By ALI RAZA
The City of Toronto enters Stage 3 of the province’s reopening plan, after fewer cases of COVID-19 were reported five weeks after the city moved into Stage 2.
That means on Friday, July 31 – just in time for the Simcoe Day holiday long weekend – nearly all businesses, services, and city facilities can gradually reopen with public health measures in place.
While residents and businesses are both eager to return to normalcy, Beaches-East York Councillor Brad Bradford said, its important to maintain physical distancing, wear a mask indoors, and reduce crowding – especially at the local beaches for the long weekend.
“We’re all eager to get back to some of our regular routines,” he said.
“I’m encouraging everyone to remember that even though we’ve made incredible progress, it could roll back all too quickly if we don’t continue following public health guidelines.”
The province announced July 29 that Toronto and Peel Region were entering Stage 3, while Windsor-Essex remains the only region in Ontario still in Stage 2 of the reopening plan.
As part of the reopening, residents are allowed to participate in social gatherings and organized public events with limits of 50 people for indoor gatherings, and 100 for outdoor gatherings.
Public gatherings are still subject to physical distancing requirements, and residents are still recommended to maintain a 10-person social circle.
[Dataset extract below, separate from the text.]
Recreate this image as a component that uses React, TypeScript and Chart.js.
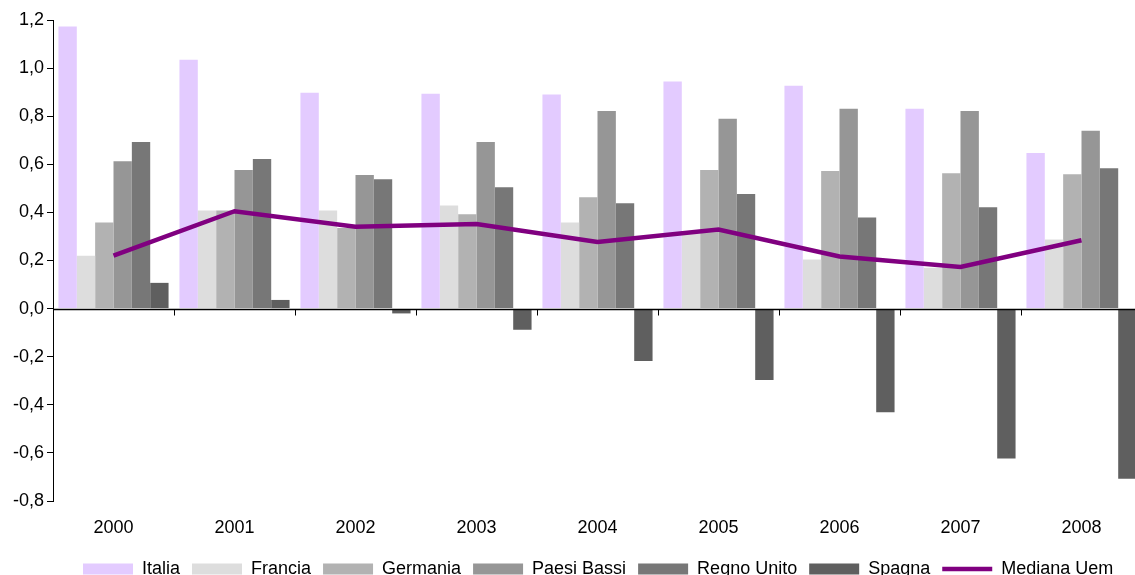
import React, { useEffect, useRef } from 'react';
import { Chart, registerables } from 'chart.js';

Chart.register(...registerables);

const years = ['2000', '2001', '2002', '2003', '2004', '2005', '2006', '2007', '2008'];
const italia = [1.173, 1.035, 0.898, 0.893, 0.89, 0.944, 0.927, 0.831, 0.647];
const francia = [0.22, 0.408, 0.408, 0.429, 0.358, 0.32, 0.204, 0.17, 0.287];
const germania = [0.358, 0.408, 0.335, 0.392, 0.463, 0.576, 0.572, 0.563, 0.559];
const paesiBassi = [0.613, 0.576, 0.555, 0.693, 0.822, 0.789, 0.831, 0.822, 0.739];
const regnoUnito = [0.693, 0.622, 0.538, 0.505, 0.438, 0.476, 0.379, 0.421, 0.584];
const spagna = [0.107, 0.036, -0.02, -0.088, -0.218, -0.297, -0.431, -0.623, -0.707];
const medianaUem = [0.22, 0.405, 0.34, 0.352, 0.277, 0.329, 0.217, 0.173, 0.284];

const W = 1160;
const H = 588;
const FONT = 'Liberation Sans, Arial, sans-serif';

const axisPlugin = {
  id: 'zeroAxis',
  afterLayout(chart: any) {
    const lg = chart.legend;
    if (lg && lg.lineWidths && lg.lineWidths.length) {
      const pad = lg.options.labels.padding;
      const start = (lg.left + pad + lg.right - lg.lineWidths[0]) / 2;
      const shift = 83 - start;
      lg.left += shift;
      lg.right += shift;
    }
  },
  afterDatasetsDraw(chart: any) {
    const { ctx, chartArea, scales } = chart;
    const y0 = Math.round(scales.y.getPixelForValue(0)) + 0.5;
    ctx.save();
    ctx.strokeStyle = '#000';
    ctx.lineWidth = 1.5;
    ctx.beginPath();
    ctx.moveTo(chartArea.left, y0);
    ctx.lineTo(chartArea.right, y0);
    ctx.stroke();
    ctx.lineWidth = 1;
    ctx.beginPath();
    for (let i = 1; i < years.length; i++) {
      const x = Math.round((scales.x.getPixelForValue(i - 1) + scales.x.getPixelForValue(i)) / 2) + 0.5;
      ctx.moveTo(x, y0);
      ctx.lineTo(x, y0 + 6);
    }
    ctx.stroke();
    ctx.restore();
  },
};

export default function App() {
  const ref = useRef<HTMLCanvasElement>(null);
  useEffect(() => {
    if (!ref.current) return;
    const bar = (label: string, data: number[], color: string) => ({
      type: 'bar' as const,
      label,
      data,
      backgroundColor: color,
      borderWidth: 0,
      pointStyle: 'rect',
      order: 1,
    });
    const chart = new Chart(ref.current, {
      type: 'bar',
      data: {
        labels: years,
        datasets: [
          bar('Italia', italia, '#E3CBFF'),
          bar('Francia', francia, '#DDDDDD'),
          bar('Germania', germania, '#B2B2B2'),
          bar('Paesi Bassi', paesiBassi, '#969696'),
          bar('Regno Unito', regnoUnito, '#777777'),
          bar('Spagna', spagna, '#5F5F5F'),
          {
            type: 'line' as const,
            label: 'Mediana Uem',
            data: medianaUem,
            borderColor: '#800080',
            backgroundColor: '#800080',
            borderWidth: 4.5,
            pointRadius: 0,
            pointStyle: 'line',
            tension: 0,
            order: 0,
          } as any,
        ],
      },
      options: {
        responsive: false,
        animation: false,
        devicePixelRatio: 1,
        layout: { padding: { top: 20, right: W - 1142, left: 0, bottom: 0 } },
        datasets: {
          bar: { categoryPercentage: 0.91, barPercentage: 1 },
        },
        plugins: {
          tooltip: { enabled: false },
          legend: {
            position: 'bottom',
            labels: {
              usePointStyle: true,
              pointStyleWidth: 50,
              boxHeight: 11,
              boxWidth: 50,
              padding: 12,
              color: '#000',
              font: { family: FONT, size: 18 },
              sort: (a: any, b: any) => a.datasetIndex - b.datasetIndex,
            },
          },
        },
        scales: {
          x: {
            grid: { display: false, drawTicks: false },
            border: { display: false },
            ticks: { color: '#000', font: { family: FONT, size: 18 }, padding: 16, maxRotation: 0 },
            afterFit: (s: any) => { s.height = 47; },
          },
          y: {
            min: -0.8,
            max: 1.2,
            grid: { drawOnChartArea: false, drawTicks: true, tickLength: 6, color: '#000', lineWidth: 1 },
            border: { display: true, color: '#000', width: 1 },
            ticks: {
              stepSize: 0.2,
              color: '#000',
              padding: 3,
              font: { family: FONT, size: 18 },
              callback: (v: any) => {
                const n = Number(v);
                if (Math.abs(n) < 1e-9) return '0,0';
                return n.toFixed(1).replace('.', ',');
              },
            },
            afterFit: (s: any) => { s.width = 53; },
          },
        },
      },
      plugins: [axisPlugin],
    });
    return () => chart.destroy();
  }, []);

  return (
    <div style={{ position: 'fixed', left: 0, top: 0, width: 1135, height: 575, overflow: 'hidden', background: '#fff' }}>
      <canvas ref={ref} width={W} height={H} style={{ width: W, height: H, display: 'block' }} />
    </div>
  );
}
The city’s bylaws on physical distancing in public parks and squares remains in effect.
City facilities will also reopen, including playgrounds, community centres, and libraries.
Businesses and services able to reopen include restaurants and bars, sport facilities, some fitness gyms and recreational programs.
Businesses and services deemed high-risk, and therefore unable to open include nightclubs, amusement parks, buffet-style food services, saunas and steam rooms, and table games at casinos.
“We are elated that the overwhelming majority of our businesses are able to operate again,” Leslieville BIA coordinator Dominic Cobran said.
“The announcement does a lot to boost consumer confidence.”
Cobran, and other business owners in the community have noted that restaurants and bars have lost seating capacity in light of physical distancing requirements and Stage 2 outdoor patio dining-only rules.
With Stage 3 reopening and indoor-dining permitted again, he’s confident that restaurants and bars in Leslieville and East Toronto can recover – just in time to salvage the remainder of the summer.
“We do realize the virus is still there,” he said. “We’re redoubling our efforts to observe public health protocols.”
“It’s safe to say for a while we’ve seen thing starting to slowly go back to normal,” Cobran added.